I offer this less as crystal-ball gazing, more because I think consumers ought to choose a tablet computer over an e-reader that locks them into a single book retailer. Whether it is Amazon as sole retailer of titles for the Kindle, or Barnes & Noble's online store for the new Nook, consumers are being drawn into closed marketplaces like the one Apple set up with iTunes and the iPod.

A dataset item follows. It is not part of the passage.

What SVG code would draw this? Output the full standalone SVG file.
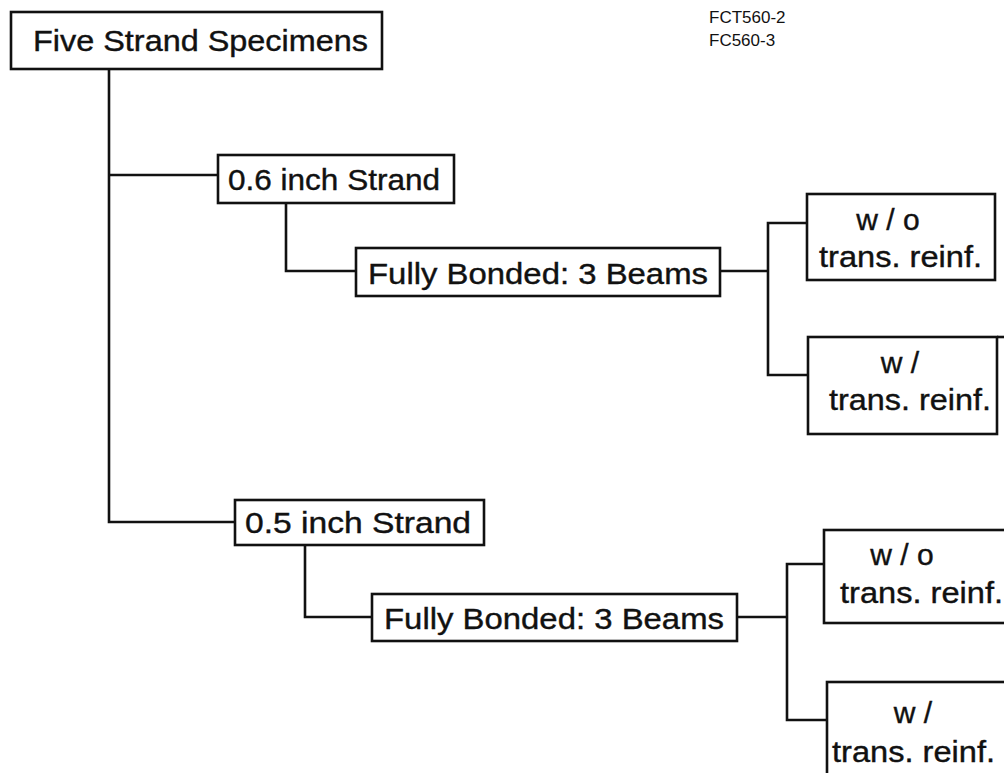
<svg xmlns="http://www.w3.org/2000/svg" width="1004" height="773" viewBox="0 0 1004 773">
<style>
.box{fill:#fff;stroke:#111;stroke-width:2.6}
.ln{fill:none;stroke:#111;stroke-width:2.6}
.t{font-family:"Liberation Sans",Arial,sans-serif;font-size:30px;fill:#111;stroke:#111;stroke-width:0.4}
.s{font-family:"Liberation Sans",Arial,sans-serif;font-size:17px;fill:#111}
</style>
<rect width="1004" height="773" fill="#fff"/>
<g id="connectors">
<path class="ln" d="M109,69 V522 H235"/>
<path class="ln" d="M109,175 H218"/>
<path class="ln" d="M286,203 V271 H356"/>
<path class="ln" d="M720,271 H768"/>
<path class="ln" d="M807,223 H768 V375 H808"/>
<path class="ln" d="M305,545 V617 H372"/>
<path class="ln" d="M737,617 H787"/>
<path class="ln" d="M824,564 H787 V720 H827"/>
</g>
<g id="note">
<text class="s" x="709" y="23">FCT560-2</text>
<text class="s" x="709" y="46">FC560-3</text>
</g>
<g id="n-five">
<rect class="box" x="11" y="12" width="371" height="57"/>
<text class="t" x="33" y="51" textLength="335" lengthAdjust="spacingAndGlyphs">Five Strand Specimens</text>
</g>
<g id="n-06">
<rect class="box" x="218" y="155" width="236" height="48"/>
<text class="t" x="228" y="190" textLength="212" lengthAdjust="spacingAndGlyphs">0.6 inch Strand</text>
</g>
<g id="n-fb1">
<rect class="box" x="356" y="248" width="364" height="48"/>
<text class="t" x="368" y="284" textLength="340" lengthAdjust="spacingAndGlyphs">Fully Bonded: 3 Beams</text>
</g>
<g id="n-wo1">
<rect class="box" x="807" y="194" width="188" height="86"/>
<text class="t" x="888" y="230" text-anchor="middle">w / o</text>
<text class="t" x="819" y="267" textLength="163" lengthAdjust="spacingAndGlyphs">trans. reinf.</text>
</g>
<g id="n-w1">
<rect class="box" x="808" y="337" width="189" height="97"/>
<path class="ln" d="M997,337 H1004"/>
<text class="t" x="900" y="373" text-anchor="middle">w /</text>
<text class="t" x="829" y="410" textLength="162" lengthAdjust="spacingAndGlyphs">trans. reinf.</text>
</g>
<g id="n-05">
<rect class="box" x="235" y="500" width="249" height="45"/>
<text class="t" x="245" y="533" textLength="226" lengthAdjust="spacingAndGlyphs">0.5 inch Strand</text>
</g>
<g id="n-fb2">
<rect class="box" x="372" y="594" width="365" height="47"/>
<text class="t" x="384" y="629" textLength="340" lengthAdjust="spacingAndGlyphs">Fully Bonded: 3 Beams</text>
</g>
<g id="n-wo2">
<rect class="box" x="824" y="530" width="200" height="93"/>
<text class="t" x="902" y="565" text-anchor="middle">w / o</text>
<text class="t" x="840" y="603" textLength="163" lengthAdjust="spacingAndGlyphs">trans. reinf.</text>
</g>
<g id="n-w2">
<rect class="box" x="827" y="682" width="200" height="120"/>
<text class="t" x="913" y="723" text-anchor="middle">w /</text>
<text class="t" x="832" y="762" textLength="163" lengthAdjust="spacingAndGlyphs">trans. reinf.</text>
</g>
</svg>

The one-stop-shop approach is mighty convenient, but it is the antithesis of competition. When a customer can hop from bookshop to bookshop along the high street to compare prices, it keeps each retailer honest. Record labels fulminated for years about Apple's one-size-fits-all price for songs on iTunes, knowing that some tracks are worth more – and some less – than a figure decreed by Steve Jobs. European Union regulators had to prise open the system that meant iTunes purchases could be played only on Apple devices. Nipping the adoption of e-reader hardware in the bud will avoid handing book retailers an opportunity for price-gouging consumers and for exploiting publishers and authors.
What's an e-reader anyway, apart from a tablet computer with limited functionality? After Amazon and Sony blazed a trail, and with Steve Jobs expected to sprinkle his marketing fairy dust over the sector with the launch of Apple's own tablet device at the end of this month, PC makers have been galvanised. After years of failed launches, they believe that consumers might now be ready to carry round a book-size computer. Hewlett-Packard, Motorola and Lenovo were among those launching tablet or slate devices which will retail for not much more than an e-reader.
Ultimately, consumers will choose the winners based on the price of the devices and on what they offer over and above the functionality of their (increasingly smart) phones. Newspapers and magazine publishers are already chomping at the bit to create subscription applications so that readers can download their content to tablet PCs in a format that resembles the rich layouts of their print publications. A choice of e-readers, too, would be available as software for these new devices (as the Kindle software is for iPhone users who want to download an e-book from Amazon).